[Extracted data entries]
--

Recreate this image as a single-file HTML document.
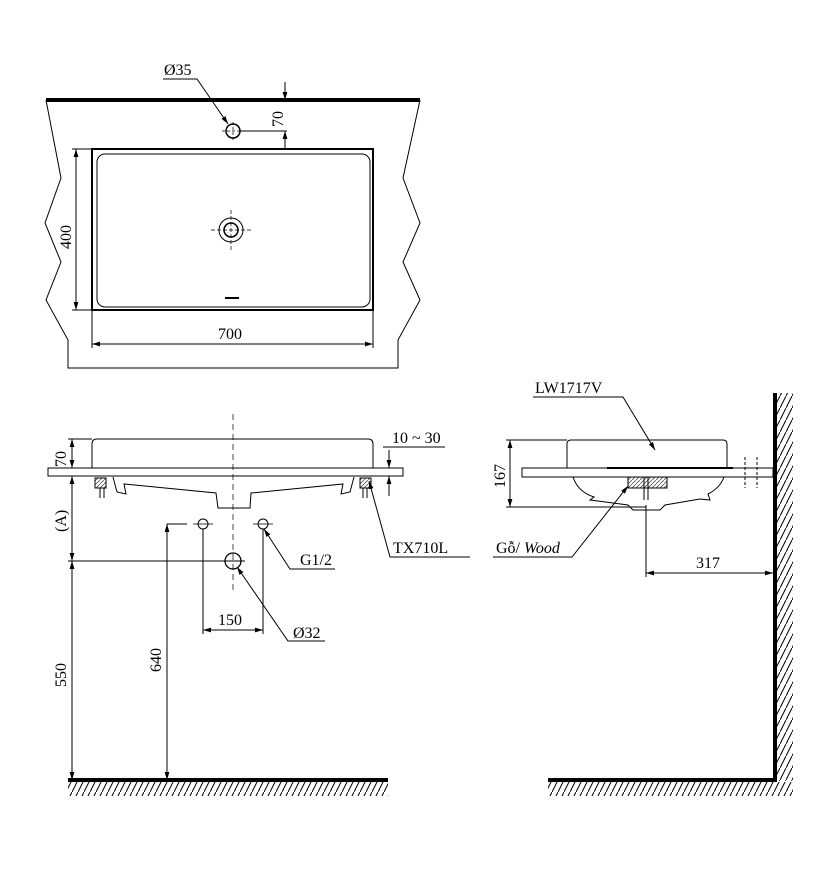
<!DOCTYPE html>
<html><head><meta charset="utf-8"><style>
html,body{margin:0;padding:0;background:#fff;}
svg{display:block;}
text{font-family:"Liberation Serif",serif;font-size:16px;fill:#000;}
</style></head><body>
<svg width="837" height="875" viewBox="0 0 837 875" xmlns="http://www.w3.org/2000/svg">
<defs>
<marker id="a" viewBox="0 0 10 10" refX="10" refY="5" markerWidth="8" markerHeight="8" orient="auto-start-reverse" markerUnits="userSpaceOnUse"><path d="M0,2 L10,5 L0,8 z" fill="#000"/></marker>
<pattern id="h" width="6" height="12" patternUnits="userSpaceOnUse"><line x1="0" y1="12" x2="6" y2="0" stroke="#000" stroke-width="1"/></pattern>
<pattern id="w" width="4" height="4" patternUnits="userSpaceOnUse"><line x1="0" y1="4" x2="4" y2="0" stroke="#555" stroke-width="0.8"/></pattern>
</defs>
<g fill="none" stroke="#000" stroke-width="1">
<line x1="46" y1="100" x2="420" y2="100" stroke-width="4"/>
<polyline points="46,100 61,178 45,223 61,262 46,300 68,340 68,368 398,368 398,340 420,300 403,262 420,223 403,178 420,100"/>
<rect x="92" y="149" width="281" height="161" stroke-width="2"/>
<rect x="97" y="154" width="273" height="153" rx="8"/>
<circle cx="231" cy="230" r="12"/>
<circle cx="231" cy="230" r="7" stroke-width="1.5"/>
<path d="M211,230H251M231,210V250" stroke-dasharray="4,2" stroke-width="0.7"/>
<circle cx="233" cy="131" r="7" stroke-width="1.5"/>
<path d="M222,131H244M233,122V140" stroke-dasharray="3,2" stroke-width="0.7"/>
<line x1="240" y1="131" x2="287" y2="131"/>
<line x1="285" y1="131" x2="285" y2="149" marker-start="url(#a)"/>
<line x1="285" y1="82" x2="285" y2="100" marker-end="url(#a)"/>
<polyline points="163,79 197,79 228,124" marker-end="url(#a)"/>
<line x1="76" y1="149" x2="76" y2="310" marker-start="url(#a)" marker-end="url(#a)"/>
<line x1="72" y1="149" x2="92" y2="149"/><line x1="72" y1="310" x2="92" y2="310"/>
<line x1="92" y1="310" x2="92" y2="348"/><line x1="373" y1="310" x2="373" y2="348"/>
<line x1="92" y1="344" x2="373" y2="344" marker-start="url(#a)" marker-end="url(#a)"/>
<path d="M225,298H239" stroke-width="2"/>

<line x1="233" y1="414" x2="233" y2="590" stroke-dasharray="6,4" stroke-width="0.7"/>
<rect x="48" y="468" width="355" height="8"/>
<path d="M92,468V444Q92,439 97,439H368Q373,439 373,444V468"/>
<path d="M113,477L117,492L126,494L124,484L216,493L218,508L250,508L251,493L343,484L341,494L350,492L354,477"/>
<rect x="95" y="478" width="11" height="10" fill="url(#w)"/>
<rect x="360" y="478" width="11" height="10" fill="url(#w)"/>
<path d="M100,488V498M104,488V498M363,488V498M367,488V498"/>
<line x1="72" y1="439" x2="72" y2="468" marker-start="url(#a)" marker-end="url(#a)"/>
<line x1="68" y1="439" x2="92" y2="439"/>
<line x1="72" y1="476" x2="72" y2="561" marker-start="url(#a)" marker-end="url(#a)"/>
<line x1="72" y1="561" x2="72" y2="780" marker-start="url(#a)" marker-end="url(#a)"/>
<line x1="68" y1="561" x2="245" y2="561"/>
<circle cx="233" cy="561" r="8" stroke-width="1.3"/>
<circle cx="203" cy="524" r="5"/><circle cx="263" cy="524" r="5"/>
<path d="M193,524H213M253,524H273" stroke-width="0.7"/>
<line x1="167" y1="524" x2="187" y2="524"/>
<line x1="167" y1="524" x2="167" y2="780" marker-start="url(#a)" marker-end="url(#a)"/>
<line x1="203" y1="529" x2="203" y2="634"/><line x1="263" y1="529" x2="263" y2="634"/>
<line x1="203" y1="630" x2="263" y2="630" marker-start="url(#a)" marker-end="url(#a)"/>
<polyline points="335,569 290,569 264,529" marker-end="url(#a)"/>
<polyline points="325,641 288,641 237,567" marker-end="url(#a)"/>
<polyline points="470,557 390,557 369,481" marker-end="url(#a)"/>
<line x1="383" y1="447" x2="445" y2="447"/>
<line x1="389" y1="450" x2="389" y2="468" marker-end="url(#a)"/>
<line x1="389" y1="496" x2="389" y2="476" marker-end="url(#a)"/>
<line x1="68" y1="780" x2="388" y2="780" stroke-width="4"/>
<rect x="68" y="782" width="320" height="14" fill="url(#h)" stroke="none"/>

<rect x="522" y="468" width="251" height="9"/>
<line x1="607" y1="468" x2="733" y2="468" stroke-width="2"/>
<path d="M567,468V444Q567,440 571,440H723Q727,440 727,444V468"/>
<path d="M573,477Q578,492 594,497L590,500L598,501L628,505L633,510H660L665,505L700,499L710,500L708,494Q720,488 724,477"/>
<rect x="628" y="477" width="39" height="11" fill="url(#w)"/>
<path d="M644,477V500M648,477V500"/>
<line x1="745" y1="457" x2="745" y2="488" stroke-dasharray="3,2"/>
<line x1="757" y1="457" x2="757" y2="488" stroke-dasharray="3,2"/>
<line x1="506" y1="440" x2="567" y2="440"/>
<line x1="506" y1="507" x2="646" y2="507"/>
<line x1="510" y1="440" x2="510" y2="507" marker-start="url(#a)" marker-end="url(#a)"/>
<line x1="646" y1="505" x2="646" y2="577"/>
<line x1="646" y1="573" x2="773" y2="573" marker-start="url(#a)" marker-end="url(#a)"/>
<polyline points="533,397 623,397 655,450" marker-end="url(#a)"/>
<polyline points="493,557 572,557 628,486" marker-end="url(#a)"/>
<line x1="775" y1="393" x2="775" y2="781" stroke-width="4"/>
<rect x="777" y="393" width="16" height="388" fill="url(#h)" stroke="none"/>
<line x1="548" y1="780" x2="777" y2="780" stroke-width="4"/>
<rect x="548" y="782" width="245" height="14" fill="url(#h)" stroke="none"/>
</g>
<text x="164" y="75">Ø35</text>
<text transform="translate(283,127) rotate(-90)">70</text>
<text transform="translate(71,249) rotate(-90)">400</text>
<text x="218" y="339">700</text>
<text transform="translate(66,467) rotate(-90)">70</text>
<text transform="translate(66,532) rotate(-90)">(A)</text>
<text x="392" y="443">10 ~ 30</text>
<text x="300" y="565">G1/2</text>
<text x="218" y="625">150</text>
<text x="293" y="638">Ø32</text>
<text x="393" y="553">TX710L</text>
<text transform="translate(66,687) rotate(-90)">550</text>
<text transform="translate(161,672) rotate(-90)">640</text>
<text x="535" y="393">LW1717V</text>
<text transform="translate(505,488) rotate(-90)">167</text>
<text x="496" y="553">Gỗ/ <tspan font-style="italic">Wood</tspan></text>
<text x="696" y="568">317</text>
</svg>
</body></html>
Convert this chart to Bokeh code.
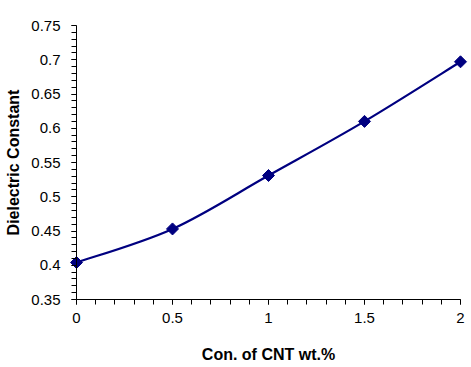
import numpy as np
from bokeh.plotting import figure
from bokeh.models import FixedTicker, Range1d, Span
from bokeh.embed import file_html
from bokeh.resources import INLINE

# Data
cnt_wt = [0.0, 0.5, 1.0, 1.5, 2.0]
dielectric = [0.404, 0.453, 0.531, 0.610, 0.697]
x_ticks = [0, 0.5, 1, 1.5, 2]
y_ticks = [0.35, 0.4, 0.45, 0.5, 0.55, 0.6, 0.65, 0.7, 0.75]

pad = 8 / 192.0   # 8 px of room so edge markers are not clipped
p = figure(width=471, height=367, output_backend="svg", toolbar_location=None,
           x_range=Range1d(-pad, 2 + pad), y_range=Range1d(0.35, 0.75),
           min_border_left=68, min_border_right=3, min_border_top=25, min_border_bottom=68)
p.outline_line_color = None
p.grid.grid_line_color = None
p.background_fill_color = "white"
p.border_fill_color = "white"

# y axis line at x = 0
p.add_layout(Span(location=0, dimension="height", line_color="black", line_width=1))

# Smoothed curve (Catmull-Rom style bezier, like spreadsheet smoothing) drawn as bezier glyphs
xs = np.array(cnt_wt); ys = np.array(dielectric)
n = len(xs)
x0s, y0s, x1s, y1s, cx0, cy0, cx1, cy1 = [], [], [], [], [], [], [], []
for i in range(n - 1):
    pm = i - 1 if i > 0 else i
    pp = i + 2 if i + 2 < n else i + 1
    x0s.append(xs[i]); y0s.append(ys[i]); x1s.append(xs[i+1]); y1s.append(ys[i+1])
    cx0.append(xs[i] + (xs[i+1] - xs[pm]) / 6); cy0.append(ys[i] + (ys[i+1] - ys[pm]) / 6)
    cx1.append(xs[i+1] - (xs[pp] - xs[i]) / 6); cy1.append(ys[i+1] - (ys[pp] - ys[i]) / 6)
p.bezier(x0=x0s, y0=y0s, x1=x1s, y1=y1s, cx0=cx0, cy0=cy0, cx1=cx1, cy1=cy1,
         line_color="#000080", line_width=2.2)
p.scatter(cnt_wt, dielectric, marker="square", angle=np.pi / 4, size=8.5,
          fill_color="#000080", line_color="#000080")

for ax in (p.xaxis[0], p.yaxis[0]):
    ax.axis_line_color = "black"
    ax.major_tick_line_color = "black"
    ax.minor_tick_line_color = "black"
    ax.major_tick_in = 0
    ax.major_tick_out = 5
    ax.minor_tick_in = 0
    ax.minor_tick_out = 5
    ax.major_label_text_font = "Liberation Sans"
    ax.major_label_text_font_size = "15px"
    ax.major_label_text_color = "black"
    ax.axis_label_text_font = "Liberation Sans"
    ax.axis_label_text_font_size = "16px"
    ax.axis_label_text_font_style = "bold"
    ax.axis_label_text_color = "black"

# y axis sits 8 px left of x = 0: shift its ticks so they hang off x = 0
yax = p.yaxis[0]
yax.axis_line_color = None
yax.major_tick_in = 8
yax.major_tick_out = -3
yax.minor_tick_in = 8
yax.minor_tick_out = -3

p.xaxis.bounds = (0, 2)
p.xaxis.ticker = FixedTicker(ticks=x_ticks, minor_ticks=[round(0.1 * i, 2) for i in range(21)])
p.yaxis.ticker = FixedTicker(ticks=y_ticks, minor_ticks=[round(0.35 + 0.01 * i, 2) for i in range(41)])
p.xaxis.major_label_overrides = {0: "0", 0.5: "0.5", 1: "1", 1.5: "1.5", 2: "2"}
p.yaxis.major_label_overrides = {0.35: "0.35", 0.4: "0.4", 0.45: "0.45", 0.5: "0.5", 0.55: "0.55",
                                 0.6: "0.6", 0.65: "0.65", 0.7: "0.7", 0.75: "0.75"}
p.xaxis.axis_label = "Con. of CNT wt.%"
p.yaxis.axis_label = "Dielectric Constant"
p.xaxis.major_label_standoff = 8
p.yaxis.major_label_standoff = 11
p.xaxis.axis_label_standoff = 20
p.yaxis.axis_label_standoff = 6

open("out.html", "w").write(file_html(p, INLINE))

--

Above are some records. Output exactly the lines from the one that contains "Convert this chart to Bokeh code." to the one that contains "from bokeh.resources import INLINE", keeping both, and omit the pictures.

## Task answer
Convert this chart to Bokeh code.
import numpy as np
from bokeh.plotting import figure
from bokeh.models import FixedTicker, Range1d, Span
from bokeh.embed import file_html
from bokeh.resources import INLINE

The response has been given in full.